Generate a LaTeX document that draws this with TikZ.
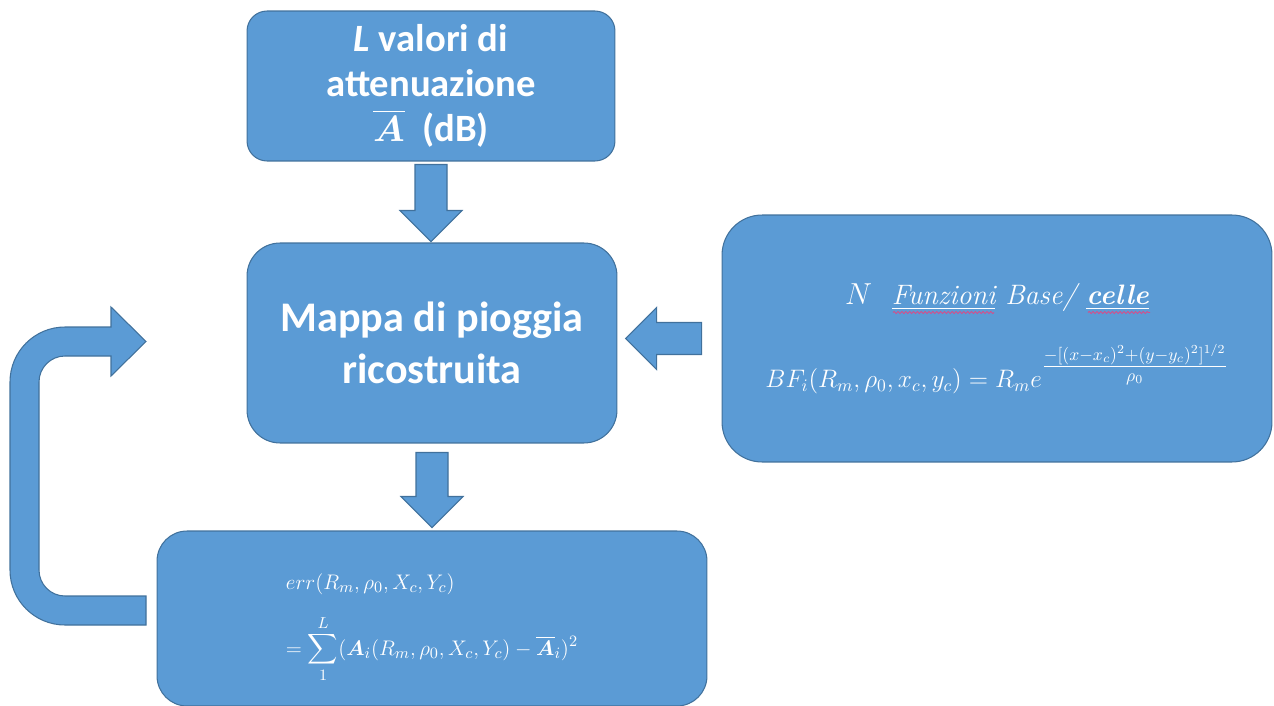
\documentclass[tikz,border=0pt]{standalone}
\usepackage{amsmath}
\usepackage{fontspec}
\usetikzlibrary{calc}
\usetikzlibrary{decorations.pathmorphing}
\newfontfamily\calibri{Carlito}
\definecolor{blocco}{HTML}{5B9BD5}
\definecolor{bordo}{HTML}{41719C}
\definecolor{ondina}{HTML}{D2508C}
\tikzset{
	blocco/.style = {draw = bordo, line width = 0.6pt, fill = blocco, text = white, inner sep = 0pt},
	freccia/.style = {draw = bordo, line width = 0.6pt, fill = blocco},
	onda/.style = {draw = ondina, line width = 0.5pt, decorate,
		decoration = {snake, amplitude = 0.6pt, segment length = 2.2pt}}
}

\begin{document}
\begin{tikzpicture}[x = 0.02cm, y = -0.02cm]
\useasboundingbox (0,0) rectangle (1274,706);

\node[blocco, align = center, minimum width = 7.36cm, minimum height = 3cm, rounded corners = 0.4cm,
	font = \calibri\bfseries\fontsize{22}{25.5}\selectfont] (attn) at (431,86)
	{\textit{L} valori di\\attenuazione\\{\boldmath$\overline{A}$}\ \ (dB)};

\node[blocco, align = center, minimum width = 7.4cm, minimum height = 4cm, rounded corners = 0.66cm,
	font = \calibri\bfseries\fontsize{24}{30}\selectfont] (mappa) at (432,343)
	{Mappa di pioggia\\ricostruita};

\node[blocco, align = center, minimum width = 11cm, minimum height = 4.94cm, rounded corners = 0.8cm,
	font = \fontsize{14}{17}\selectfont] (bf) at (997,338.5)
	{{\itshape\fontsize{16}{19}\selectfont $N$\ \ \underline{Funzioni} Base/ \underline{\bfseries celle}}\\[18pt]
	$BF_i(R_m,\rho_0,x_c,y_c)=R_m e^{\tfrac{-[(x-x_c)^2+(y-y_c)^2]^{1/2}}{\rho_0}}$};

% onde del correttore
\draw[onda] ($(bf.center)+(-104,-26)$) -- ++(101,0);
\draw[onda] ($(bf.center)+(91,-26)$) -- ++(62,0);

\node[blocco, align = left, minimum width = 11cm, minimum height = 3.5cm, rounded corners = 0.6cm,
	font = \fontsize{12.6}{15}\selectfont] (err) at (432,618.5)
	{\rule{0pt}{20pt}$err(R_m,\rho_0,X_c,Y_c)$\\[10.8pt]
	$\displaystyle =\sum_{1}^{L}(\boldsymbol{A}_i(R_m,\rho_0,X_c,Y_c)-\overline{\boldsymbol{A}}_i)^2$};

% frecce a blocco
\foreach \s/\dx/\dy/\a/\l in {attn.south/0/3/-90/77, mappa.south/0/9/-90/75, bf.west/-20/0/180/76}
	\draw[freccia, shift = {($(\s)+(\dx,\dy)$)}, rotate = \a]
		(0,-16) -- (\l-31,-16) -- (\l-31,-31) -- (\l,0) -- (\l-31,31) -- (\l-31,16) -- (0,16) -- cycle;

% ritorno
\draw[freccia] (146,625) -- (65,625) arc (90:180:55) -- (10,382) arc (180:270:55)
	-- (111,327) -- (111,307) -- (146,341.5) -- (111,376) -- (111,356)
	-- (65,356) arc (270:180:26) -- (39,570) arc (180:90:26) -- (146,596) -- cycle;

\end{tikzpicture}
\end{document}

**Short exercise:**
Copy out all of the material exactly as written, without its pictures.

**Written response:**
Generate a LaTeX document that draws this with TikZ.
\documentclass[tikz,border=0pt]{standalone}
\usepackage{amsmath}
\usepackage{fontspec}
\usetikzlibrary{calc}
\usetikzlibrary{decorations.pathmorphing}
\newfontfamily\calibri{Carlito}
\definecolor{blocco}{HTML}{5B9BD5}
\definecolor{bordo}{HTML}{41719C}
\definecolor{ondina}{HTML}{D2508C}
\tikzset{
	blocco/.style = {draw = bordo, line width = 0.6pt, fill = blocco, text = white, inner sep = 0pt},
	freccia/.style = {draw = bordo, line width = 0.6pt, fill = blocco},
	onda/.style = {draw = ondina, line width = 0.5pt, decorate,
		decoration = {snake, amplitude = 0.6pt, segment length = 2.2pt}}
}

\begin{document}
\begin{tikzpicture}[x = 0.02cm, y = -0.02cm]
\useasboundingbox (0,0) rectangle (1274,706);

\node[blocco, align = center, minimum width = 7.36cm, minimum height = 3cm, rounded corners = 0.4cm,
	font = \calibri\bfseries\fontsize{22}{25.5}\selectfont] (attn) at (431,86)
	{\textit{L} valori di\\attenuazione\\{\boldmath$\overline{A}$}\ \ (dB)};

\node[blocco, align = center, minimum width = 7.4cm, minimum height = 4cm, rounded corners = 0.66cm,
	font = \calibri\bfseries\fontsize{24}{30}\selectfont] (mappa) at (432,343)
	{Mappa di pioggia\\ricostruita};

\node[blocco, align = center, minimum width = 11cm, minimum height = 4.94cm, rounded corners = 0.8cm,
	font = \fontsize{14}{17}\selectfont] (bf) at (997,338.5)
	{{\itshape\fontsize{16}{19}\selectfont $N$\ \ \underline{Funzioni} Base/ \underline{\bfseries celle}}\\[18pt]
	$BF_i(R_m,\rho_0,x_c,y_c)=R_m e^{\tfrac{-[(x-x_c)^2+(y-y_c)^2]^{1/2}}{\rho_0}}$};

% onde del correttore
\draw[onda] ($(bf.center)+(-104,-26)$) -- ++(101,0);
\draw[onda] ($(bf.center)+(91,-26)$) -- ++(62,0);

\node[blocco, align = left, minimum width = 11cm, minimum height = 3.5cm, rounded corners = 0.6cm,
	font = \fontsize{12.6}{15}\selectfont] (err) at (432,618.5)
	{\rule{0pt}{20pt}$err(R_m,\rho_0,X_c,Y_c)$\\[10.8pt]
	$\displaystyle =\sum_{1}^{L}(\boldsymbol{A}_i(R_m,\rho_0,X_c,Y_c)-\overline{\boldsymbol{A}}_i)^2$};

% frecce a blocco
\foreach \s/\dx/\dy/\a/\l in {attn.south/0/3/-90/77, mappa.south/0/9/-90/75, bf.west/-20/0/180/76}
	\draw[freccia, shift = {($(\s)+(\dx,\dy)$)}, rotate = \a]
		(0,-16) -- (\l-31,-16) -- (\l-31,-31) -- (\l,0) -- (\l-31,31) -- (\l-31,16) -- (0,16) -- cycle;

% ritorno
\draw[freccia] (146,625) -- (65,625) arc (90:180:55) -- (10,382) arc (180:270:55)
	-- (111,327) -- (111,307) -- (146,341.5) -- (111,376) -- (111,356)
	-- (65,356) arc (270:180:26) -- (39,570) arc (180:90:26) -- (146,596) -- cycle;

\end{tikzpicture}
\end{document}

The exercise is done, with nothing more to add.